The book chapter, “‘It Is Better to Speak:’ Public Testimony as Survival, Resistance, and Healing,” detailed her experience in identity centers, where she witnessed staff leaders refusing to advance the values they claimed to stand for.
A living example of intersectionality, Ramiz was born and raised in Hartford by her paternal grandmother, whose mother fled Georgia during the Great Migration. Due to her status as a Black and Puerto Rican Muslim woman and a member of the LGBTQIA+ community, she knew early in life that she would face inequities in education and employment.
“My father instilled in me that I would have to work twice as hard,” she said, reflecting on attending a Catholic school as a firstborn Muslim. Ramiz persevered to earn an undergraduate degree at Wesleyan University, as well as graduate and doctoral degrees from Central Connecticut State University and the University of Kansas.
As a higher education professional, Ramiz held several roles in identity centers, where she came to learn that those in leadership positions “failed to actualize” the values their offices were founded on.
She continued: “We like to talk about colleges as ‘safe bubbles,’ but … these spaces are microcosms of the larger world … furthering systems of oppression that my offices were positioned to eradicate.”
Drawing heavily on Audre Lorde’s poem “A Litany for Survival” in her discussion and book chapter, Ramiz reflected on her decision to engage in “public testimony” about the injustices done by these offices, which she says often encourage silence.
She detailed a student activities director, who was a white man, instructing her to “be apolitical” following the fatal 2012 shooting of Trayvon Martin.
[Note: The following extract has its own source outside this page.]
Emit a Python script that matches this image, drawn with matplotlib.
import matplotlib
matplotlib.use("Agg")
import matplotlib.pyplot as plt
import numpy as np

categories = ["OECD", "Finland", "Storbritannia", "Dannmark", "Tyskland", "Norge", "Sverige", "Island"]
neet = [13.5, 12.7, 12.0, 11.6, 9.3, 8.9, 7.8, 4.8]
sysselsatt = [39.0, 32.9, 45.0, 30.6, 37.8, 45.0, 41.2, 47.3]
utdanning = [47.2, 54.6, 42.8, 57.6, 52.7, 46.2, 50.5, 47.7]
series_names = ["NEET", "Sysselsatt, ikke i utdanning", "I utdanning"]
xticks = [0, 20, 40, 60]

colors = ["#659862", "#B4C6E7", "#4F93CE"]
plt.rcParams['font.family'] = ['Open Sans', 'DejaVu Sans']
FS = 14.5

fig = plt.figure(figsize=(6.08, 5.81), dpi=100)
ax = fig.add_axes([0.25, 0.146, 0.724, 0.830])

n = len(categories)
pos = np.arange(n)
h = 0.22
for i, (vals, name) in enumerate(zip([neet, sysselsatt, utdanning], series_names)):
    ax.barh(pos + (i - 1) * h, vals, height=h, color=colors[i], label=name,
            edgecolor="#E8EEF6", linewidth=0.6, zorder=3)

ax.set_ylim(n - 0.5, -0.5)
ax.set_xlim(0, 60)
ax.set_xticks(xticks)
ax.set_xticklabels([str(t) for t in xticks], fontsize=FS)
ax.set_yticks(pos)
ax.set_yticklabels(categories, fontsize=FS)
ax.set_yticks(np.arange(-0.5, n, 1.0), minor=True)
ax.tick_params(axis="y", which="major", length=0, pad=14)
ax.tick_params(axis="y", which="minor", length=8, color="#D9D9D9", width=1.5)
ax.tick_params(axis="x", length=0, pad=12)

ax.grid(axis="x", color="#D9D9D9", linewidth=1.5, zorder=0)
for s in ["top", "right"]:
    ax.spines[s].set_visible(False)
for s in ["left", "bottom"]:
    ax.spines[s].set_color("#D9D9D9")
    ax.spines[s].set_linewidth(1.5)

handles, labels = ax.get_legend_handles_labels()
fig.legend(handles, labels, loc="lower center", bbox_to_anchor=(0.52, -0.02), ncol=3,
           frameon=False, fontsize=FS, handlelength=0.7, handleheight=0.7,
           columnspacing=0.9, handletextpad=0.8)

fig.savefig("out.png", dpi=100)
She was “silenced” at a time that called for discourse: “My role in this center was mostly performative,” she said.
Years later, after the murder of George Floyd in 2020, Ramiz was working at a different institution, which offered the “false promise” of a scholarship in Floyd’s name and later dismantled its diversity, equity, and inclusion (DEI) department.
Ramiz described herself as “the canary in a coal mine” when turning to social media, especially “Black Twitter.” Ramiz said, “If I did not speak it and name it, I’d feel alone in it.”
Ramiz finds peace in her decisions to stand up for what she believes in. “Status quo still runs the show,” she said. “There are always consequences, (but) I sleep really well at night.”